RECORDS:
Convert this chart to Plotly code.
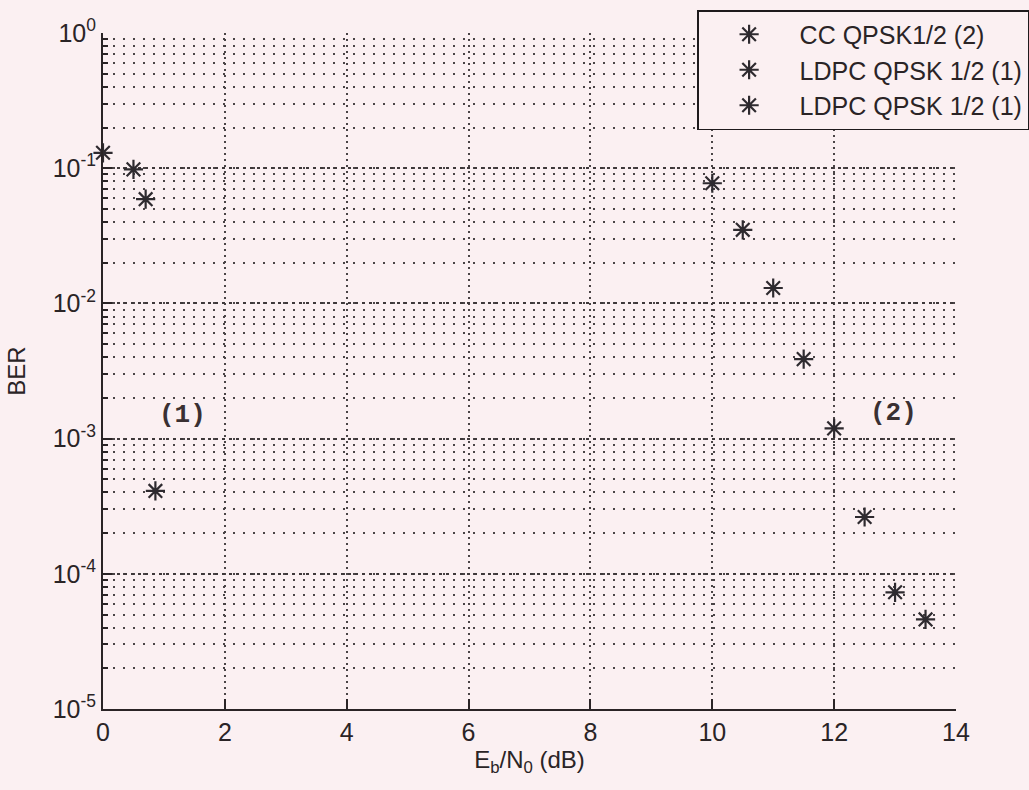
* * *
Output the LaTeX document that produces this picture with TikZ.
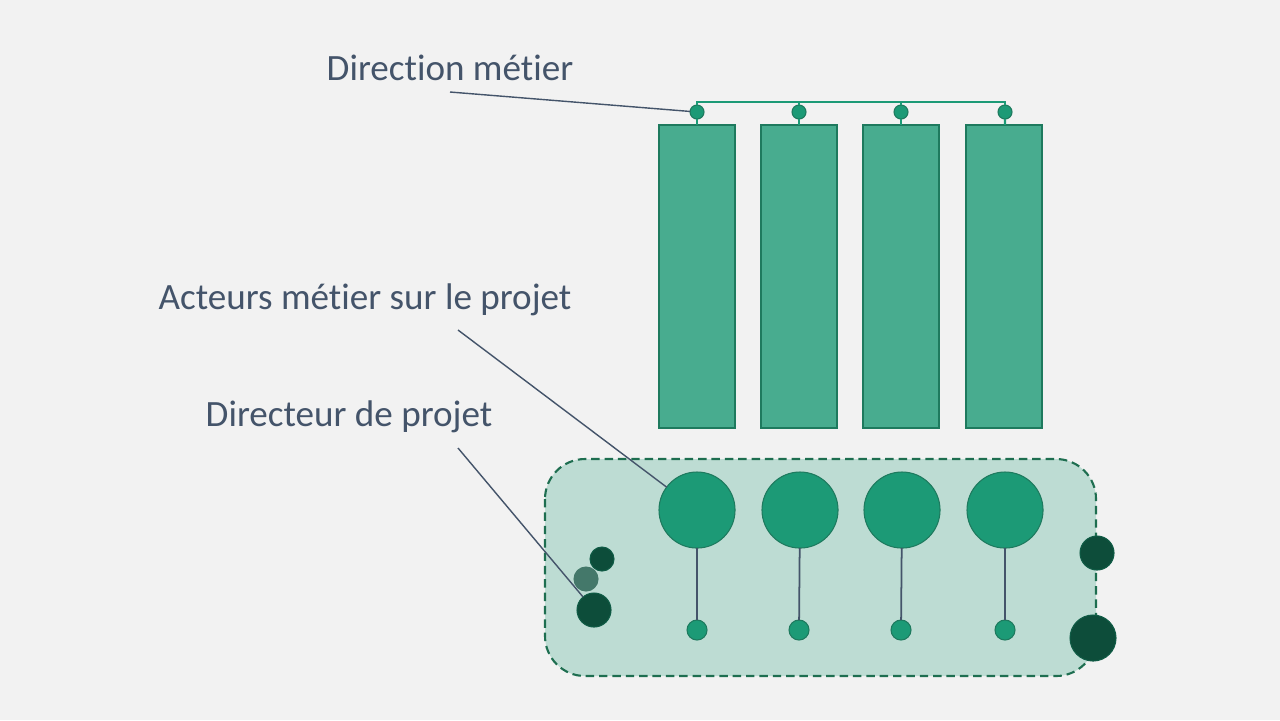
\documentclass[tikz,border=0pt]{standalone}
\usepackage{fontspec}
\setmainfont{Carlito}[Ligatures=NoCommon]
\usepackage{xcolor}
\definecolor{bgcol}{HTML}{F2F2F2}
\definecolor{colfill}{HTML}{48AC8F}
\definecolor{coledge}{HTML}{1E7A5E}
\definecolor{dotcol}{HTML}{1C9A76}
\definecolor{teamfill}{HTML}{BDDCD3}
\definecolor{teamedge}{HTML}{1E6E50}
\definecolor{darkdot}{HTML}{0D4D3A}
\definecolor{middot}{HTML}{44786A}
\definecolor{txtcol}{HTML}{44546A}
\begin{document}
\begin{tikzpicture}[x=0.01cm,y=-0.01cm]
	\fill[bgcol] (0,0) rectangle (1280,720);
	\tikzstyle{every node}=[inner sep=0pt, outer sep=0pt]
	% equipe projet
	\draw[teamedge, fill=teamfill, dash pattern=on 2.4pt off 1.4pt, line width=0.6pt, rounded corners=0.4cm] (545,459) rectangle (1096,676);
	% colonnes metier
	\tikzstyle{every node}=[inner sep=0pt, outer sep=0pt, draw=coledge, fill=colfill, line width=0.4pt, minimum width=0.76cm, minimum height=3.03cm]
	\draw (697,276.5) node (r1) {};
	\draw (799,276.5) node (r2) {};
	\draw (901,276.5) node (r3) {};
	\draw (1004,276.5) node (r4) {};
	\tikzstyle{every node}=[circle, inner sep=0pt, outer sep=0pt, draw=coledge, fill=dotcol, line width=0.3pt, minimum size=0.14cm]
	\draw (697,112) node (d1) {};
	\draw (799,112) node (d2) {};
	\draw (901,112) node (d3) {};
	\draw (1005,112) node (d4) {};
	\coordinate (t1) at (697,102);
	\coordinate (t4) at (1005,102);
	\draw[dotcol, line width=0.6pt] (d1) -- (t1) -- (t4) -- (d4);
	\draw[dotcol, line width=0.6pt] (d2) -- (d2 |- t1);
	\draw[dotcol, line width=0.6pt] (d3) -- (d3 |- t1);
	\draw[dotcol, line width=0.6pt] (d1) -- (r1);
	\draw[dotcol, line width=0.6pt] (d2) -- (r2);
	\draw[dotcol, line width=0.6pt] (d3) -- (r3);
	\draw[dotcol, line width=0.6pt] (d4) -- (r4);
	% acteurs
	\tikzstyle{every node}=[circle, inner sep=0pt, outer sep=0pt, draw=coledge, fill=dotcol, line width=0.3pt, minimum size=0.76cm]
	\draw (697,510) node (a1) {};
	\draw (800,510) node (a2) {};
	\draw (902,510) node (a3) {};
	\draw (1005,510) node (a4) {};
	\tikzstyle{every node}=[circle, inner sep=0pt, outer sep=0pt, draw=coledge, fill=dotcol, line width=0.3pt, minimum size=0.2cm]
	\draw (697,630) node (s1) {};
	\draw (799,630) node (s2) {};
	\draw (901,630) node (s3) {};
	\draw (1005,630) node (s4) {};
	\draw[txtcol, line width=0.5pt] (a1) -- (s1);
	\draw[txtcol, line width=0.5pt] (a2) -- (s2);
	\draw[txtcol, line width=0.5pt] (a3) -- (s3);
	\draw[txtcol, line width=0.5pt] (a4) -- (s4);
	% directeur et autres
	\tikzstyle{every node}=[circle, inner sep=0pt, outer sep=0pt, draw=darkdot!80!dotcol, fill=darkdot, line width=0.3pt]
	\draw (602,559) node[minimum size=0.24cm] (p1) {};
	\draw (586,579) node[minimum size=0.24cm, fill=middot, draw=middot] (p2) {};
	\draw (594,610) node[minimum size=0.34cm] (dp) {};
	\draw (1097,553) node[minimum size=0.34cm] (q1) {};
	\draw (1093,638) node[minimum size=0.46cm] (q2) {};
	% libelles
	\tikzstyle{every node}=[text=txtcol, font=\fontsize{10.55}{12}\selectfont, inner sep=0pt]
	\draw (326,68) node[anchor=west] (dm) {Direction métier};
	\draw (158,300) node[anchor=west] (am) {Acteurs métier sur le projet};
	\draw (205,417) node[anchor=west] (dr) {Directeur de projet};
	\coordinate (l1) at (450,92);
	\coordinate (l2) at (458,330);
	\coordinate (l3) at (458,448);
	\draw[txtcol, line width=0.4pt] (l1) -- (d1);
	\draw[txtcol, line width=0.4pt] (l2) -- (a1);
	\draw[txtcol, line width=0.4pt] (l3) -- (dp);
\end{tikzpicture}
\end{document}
---
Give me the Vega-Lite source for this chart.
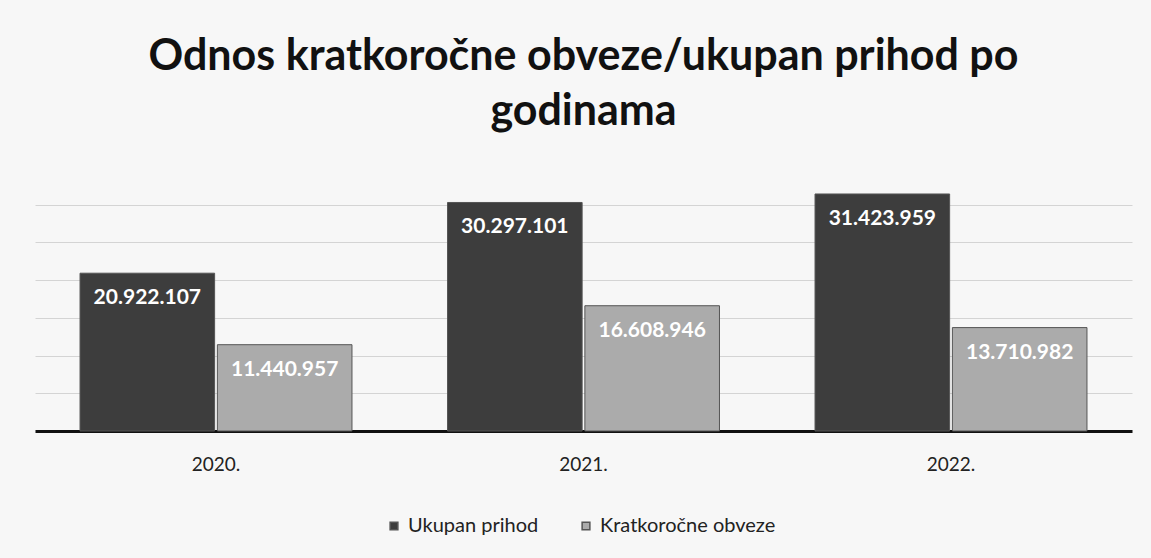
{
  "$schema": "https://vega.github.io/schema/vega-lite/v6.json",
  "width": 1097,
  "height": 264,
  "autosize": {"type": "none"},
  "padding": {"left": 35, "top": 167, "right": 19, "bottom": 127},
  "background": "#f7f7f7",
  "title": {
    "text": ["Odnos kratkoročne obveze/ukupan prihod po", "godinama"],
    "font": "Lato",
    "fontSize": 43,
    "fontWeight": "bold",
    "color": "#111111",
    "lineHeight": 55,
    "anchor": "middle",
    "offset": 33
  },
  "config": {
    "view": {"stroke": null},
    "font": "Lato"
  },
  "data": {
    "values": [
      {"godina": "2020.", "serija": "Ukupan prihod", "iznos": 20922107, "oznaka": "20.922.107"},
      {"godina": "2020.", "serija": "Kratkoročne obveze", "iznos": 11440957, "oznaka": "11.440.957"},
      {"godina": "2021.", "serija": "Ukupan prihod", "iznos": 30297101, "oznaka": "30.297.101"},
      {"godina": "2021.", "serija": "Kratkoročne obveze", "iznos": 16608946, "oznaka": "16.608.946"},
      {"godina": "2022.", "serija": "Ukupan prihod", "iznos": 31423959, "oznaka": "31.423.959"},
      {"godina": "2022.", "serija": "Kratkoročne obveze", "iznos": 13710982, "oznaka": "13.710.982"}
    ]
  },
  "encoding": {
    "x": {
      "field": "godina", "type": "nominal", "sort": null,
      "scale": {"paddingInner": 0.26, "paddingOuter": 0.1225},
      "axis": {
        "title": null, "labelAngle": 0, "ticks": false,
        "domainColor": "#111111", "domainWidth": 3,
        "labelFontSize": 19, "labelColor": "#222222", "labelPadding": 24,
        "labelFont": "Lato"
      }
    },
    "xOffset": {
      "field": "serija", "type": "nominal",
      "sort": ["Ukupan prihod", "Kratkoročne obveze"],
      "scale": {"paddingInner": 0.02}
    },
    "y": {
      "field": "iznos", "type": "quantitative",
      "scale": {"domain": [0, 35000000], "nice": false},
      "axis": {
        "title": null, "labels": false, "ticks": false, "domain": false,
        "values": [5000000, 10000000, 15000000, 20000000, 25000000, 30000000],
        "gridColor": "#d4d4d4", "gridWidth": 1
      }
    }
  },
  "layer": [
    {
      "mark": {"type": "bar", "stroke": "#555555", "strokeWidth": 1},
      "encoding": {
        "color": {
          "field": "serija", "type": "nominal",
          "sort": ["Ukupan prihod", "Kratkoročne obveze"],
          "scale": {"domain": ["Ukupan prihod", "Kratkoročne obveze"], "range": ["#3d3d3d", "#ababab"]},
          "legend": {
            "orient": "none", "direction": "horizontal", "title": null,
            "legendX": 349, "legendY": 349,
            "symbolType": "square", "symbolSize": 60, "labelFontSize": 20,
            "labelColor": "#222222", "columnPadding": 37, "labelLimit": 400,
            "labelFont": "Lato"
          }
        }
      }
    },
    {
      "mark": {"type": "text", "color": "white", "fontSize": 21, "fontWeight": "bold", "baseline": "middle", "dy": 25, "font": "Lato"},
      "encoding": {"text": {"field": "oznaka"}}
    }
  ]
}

GIVEN REQUEST:
For each line of the listing that holds the word "this", show that line.

PROBLEM SOLUTION:
Convert this chart to Plotly code.
Output the LaTeX document that produces this picture with TikZ.
Give me the Vega-Lite source for this chart.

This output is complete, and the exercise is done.